Stored entries
* BEGIN *

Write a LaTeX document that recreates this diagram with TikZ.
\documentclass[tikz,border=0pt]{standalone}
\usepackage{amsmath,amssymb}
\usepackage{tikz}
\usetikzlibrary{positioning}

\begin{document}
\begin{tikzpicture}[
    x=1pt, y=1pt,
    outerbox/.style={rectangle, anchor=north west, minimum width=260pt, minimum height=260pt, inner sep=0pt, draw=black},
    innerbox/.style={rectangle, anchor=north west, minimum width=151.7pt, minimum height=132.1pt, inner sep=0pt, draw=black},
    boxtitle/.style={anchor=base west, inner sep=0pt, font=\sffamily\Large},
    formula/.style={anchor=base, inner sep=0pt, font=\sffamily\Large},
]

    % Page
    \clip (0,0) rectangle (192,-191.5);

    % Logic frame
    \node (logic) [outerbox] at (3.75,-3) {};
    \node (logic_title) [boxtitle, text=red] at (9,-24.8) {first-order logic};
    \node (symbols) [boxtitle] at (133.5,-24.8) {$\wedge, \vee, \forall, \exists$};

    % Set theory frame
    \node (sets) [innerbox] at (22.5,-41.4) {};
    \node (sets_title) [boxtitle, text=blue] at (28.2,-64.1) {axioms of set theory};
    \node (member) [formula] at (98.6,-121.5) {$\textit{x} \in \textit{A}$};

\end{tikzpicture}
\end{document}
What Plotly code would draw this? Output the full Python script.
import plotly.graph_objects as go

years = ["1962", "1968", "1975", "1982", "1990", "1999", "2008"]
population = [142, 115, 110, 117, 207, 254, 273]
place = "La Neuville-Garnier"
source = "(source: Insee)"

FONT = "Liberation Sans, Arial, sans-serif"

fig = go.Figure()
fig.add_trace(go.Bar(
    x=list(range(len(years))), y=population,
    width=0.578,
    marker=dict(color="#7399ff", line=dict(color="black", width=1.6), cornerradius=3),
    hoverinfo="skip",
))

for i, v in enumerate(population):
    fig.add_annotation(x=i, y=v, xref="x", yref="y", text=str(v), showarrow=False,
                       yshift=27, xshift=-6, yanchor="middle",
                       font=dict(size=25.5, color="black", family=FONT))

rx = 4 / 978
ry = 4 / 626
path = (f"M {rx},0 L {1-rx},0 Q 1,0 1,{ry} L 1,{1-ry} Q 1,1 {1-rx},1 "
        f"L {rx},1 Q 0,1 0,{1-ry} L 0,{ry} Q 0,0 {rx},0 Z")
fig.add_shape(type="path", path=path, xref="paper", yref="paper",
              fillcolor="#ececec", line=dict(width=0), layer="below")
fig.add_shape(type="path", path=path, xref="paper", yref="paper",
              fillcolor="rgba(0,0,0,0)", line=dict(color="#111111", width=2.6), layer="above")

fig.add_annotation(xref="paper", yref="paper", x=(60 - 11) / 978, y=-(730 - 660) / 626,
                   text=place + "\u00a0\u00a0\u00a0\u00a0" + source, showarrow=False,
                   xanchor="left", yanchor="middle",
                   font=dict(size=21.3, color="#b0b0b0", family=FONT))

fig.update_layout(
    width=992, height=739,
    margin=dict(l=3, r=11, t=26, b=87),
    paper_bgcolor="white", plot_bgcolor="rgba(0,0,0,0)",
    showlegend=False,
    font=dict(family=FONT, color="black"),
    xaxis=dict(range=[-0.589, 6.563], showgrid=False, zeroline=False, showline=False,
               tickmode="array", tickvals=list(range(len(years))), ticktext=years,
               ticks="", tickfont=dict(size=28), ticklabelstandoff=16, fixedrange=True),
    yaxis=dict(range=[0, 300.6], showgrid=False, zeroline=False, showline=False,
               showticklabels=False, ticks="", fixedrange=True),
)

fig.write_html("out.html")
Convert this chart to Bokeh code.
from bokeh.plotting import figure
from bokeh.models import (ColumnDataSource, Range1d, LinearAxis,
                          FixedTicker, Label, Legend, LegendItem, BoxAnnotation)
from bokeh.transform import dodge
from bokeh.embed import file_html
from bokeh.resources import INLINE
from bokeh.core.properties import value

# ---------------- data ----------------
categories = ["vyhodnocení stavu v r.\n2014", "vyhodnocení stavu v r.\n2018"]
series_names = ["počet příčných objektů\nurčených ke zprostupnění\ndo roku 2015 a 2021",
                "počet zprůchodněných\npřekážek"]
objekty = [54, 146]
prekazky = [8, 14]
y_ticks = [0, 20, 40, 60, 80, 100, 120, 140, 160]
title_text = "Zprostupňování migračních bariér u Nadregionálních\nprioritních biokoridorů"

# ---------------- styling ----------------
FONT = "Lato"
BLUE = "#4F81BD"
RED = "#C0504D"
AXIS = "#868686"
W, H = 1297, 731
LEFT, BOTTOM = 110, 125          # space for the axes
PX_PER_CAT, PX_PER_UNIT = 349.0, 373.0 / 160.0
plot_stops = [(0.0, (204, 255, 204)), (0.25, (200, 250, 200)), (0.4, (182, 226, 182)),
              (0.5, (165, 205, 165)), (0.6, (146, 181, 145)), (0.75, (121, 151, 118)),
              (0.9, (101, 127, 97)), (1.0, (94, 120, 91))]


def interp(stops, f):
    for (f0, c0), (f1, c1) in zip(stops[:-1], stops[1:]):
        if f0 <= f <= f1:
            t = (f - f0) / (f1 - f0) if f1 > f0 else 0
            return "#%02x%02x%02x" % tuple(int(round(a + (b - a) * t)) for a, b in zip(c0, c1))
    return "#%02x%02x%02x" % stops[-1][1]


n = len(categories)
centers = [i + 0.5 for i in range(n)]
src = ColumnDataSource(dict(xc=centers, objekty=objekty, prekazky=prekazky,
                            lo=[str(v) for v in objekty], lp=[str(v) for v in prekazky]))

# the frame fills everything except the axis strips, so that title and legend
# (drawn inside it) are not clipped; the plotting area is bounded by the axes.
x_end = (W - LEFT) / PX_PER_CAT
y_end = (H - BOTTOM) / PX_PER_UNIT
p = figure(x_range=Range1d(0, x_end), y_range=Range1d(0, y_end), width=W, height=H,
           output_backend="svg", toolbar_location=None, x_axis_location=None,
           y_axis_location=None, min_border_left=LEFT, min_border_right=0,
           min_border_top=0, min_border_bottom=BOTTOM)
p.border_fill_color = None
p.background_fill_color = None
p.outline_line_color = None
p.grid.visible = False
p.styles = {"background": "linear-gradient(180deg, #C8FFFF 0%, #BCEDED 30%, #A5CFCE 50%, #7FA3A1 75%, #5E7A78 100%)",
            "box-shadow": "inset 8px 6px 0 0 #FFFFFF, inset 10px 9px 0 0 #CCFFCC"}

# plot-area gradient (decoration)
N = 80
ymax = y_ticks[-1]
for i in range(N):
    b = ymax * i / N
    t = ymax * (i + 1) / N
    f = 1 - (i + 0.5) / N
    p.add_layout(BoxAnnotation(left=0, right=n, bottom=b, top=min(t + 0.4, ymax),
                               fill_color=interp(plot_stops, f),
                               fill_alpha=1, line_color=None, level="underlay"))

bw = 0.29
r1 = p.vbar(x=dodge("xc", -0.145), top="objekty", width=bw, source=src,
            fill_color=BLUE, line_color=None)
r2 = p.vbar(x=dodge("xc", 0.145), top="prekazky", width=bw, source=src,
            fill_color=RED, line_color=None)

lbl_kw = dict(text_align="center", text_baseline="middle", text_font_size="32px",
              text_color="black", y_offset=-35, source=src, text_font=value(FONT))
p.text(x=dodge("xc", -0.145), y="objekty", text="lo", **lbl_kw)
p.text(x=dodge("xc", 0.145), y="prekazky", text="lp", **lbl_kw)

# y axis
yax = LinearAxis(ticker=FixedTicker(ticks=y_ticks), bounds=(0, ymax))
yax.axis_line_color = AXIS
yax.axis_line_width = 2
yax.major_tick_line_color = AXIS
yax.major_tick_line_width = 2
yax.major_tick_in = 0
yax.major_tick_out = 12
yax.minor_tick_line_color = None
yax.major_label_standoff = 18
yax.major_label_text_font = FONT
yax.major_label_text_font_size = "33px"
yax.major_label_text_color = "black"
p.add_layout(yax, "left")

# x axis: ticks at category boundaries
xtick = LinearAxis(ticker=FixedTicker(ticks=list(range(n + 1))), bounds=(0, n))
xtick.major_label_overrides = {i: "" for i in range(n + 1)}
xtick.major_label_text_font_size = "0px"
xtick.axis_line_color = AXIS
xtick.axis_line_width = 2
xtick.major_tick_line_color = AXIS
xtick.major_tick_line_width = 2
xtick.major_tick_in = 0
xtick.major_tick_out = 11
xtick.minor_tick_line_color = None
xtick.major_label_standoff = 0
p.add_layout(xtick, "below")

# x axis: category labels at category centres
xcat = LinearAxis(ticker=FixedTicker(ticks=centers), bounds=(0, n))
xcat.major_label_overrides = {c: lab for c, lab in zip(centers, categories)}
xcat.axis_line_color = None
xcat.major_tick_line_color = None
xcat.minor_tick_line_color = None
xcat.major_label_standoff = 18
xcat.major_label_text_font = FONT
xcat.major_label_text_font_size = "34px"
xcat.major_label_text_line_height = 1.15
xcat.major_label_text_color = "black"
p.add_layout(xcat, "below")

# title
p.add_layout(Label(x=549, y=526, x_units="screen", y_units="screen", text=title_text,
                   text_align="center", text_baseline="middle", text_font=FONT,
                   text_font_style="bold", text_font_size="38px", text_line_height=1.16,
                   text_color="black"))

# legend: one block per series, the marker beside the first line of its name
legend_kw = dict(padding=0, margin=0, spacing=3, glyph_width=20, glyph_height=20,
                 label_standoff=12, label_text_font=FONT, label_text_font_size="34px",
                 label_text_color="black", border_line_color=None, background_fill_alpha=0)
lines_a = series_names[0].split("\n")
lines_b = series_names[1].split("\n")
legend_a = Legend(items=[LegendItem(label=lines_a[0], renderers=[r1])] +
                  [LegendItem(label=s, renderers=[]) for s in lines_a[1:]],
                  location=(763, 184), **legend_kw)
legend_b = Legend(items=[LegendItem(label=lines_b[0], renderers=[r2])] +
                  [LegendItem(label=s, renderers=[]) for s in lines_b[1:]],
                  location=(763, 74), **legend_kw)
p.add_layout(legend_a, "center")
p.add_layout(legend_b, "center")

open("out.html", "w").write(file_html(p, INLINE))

* END *

● **What the exercise asks**
Point out every line holding the string "that" and copy it.

● **Written solution**
Write a LaTeX document that recreates this diagram with TikZ.
# the frame fills everything except the axis strips, so that title and legend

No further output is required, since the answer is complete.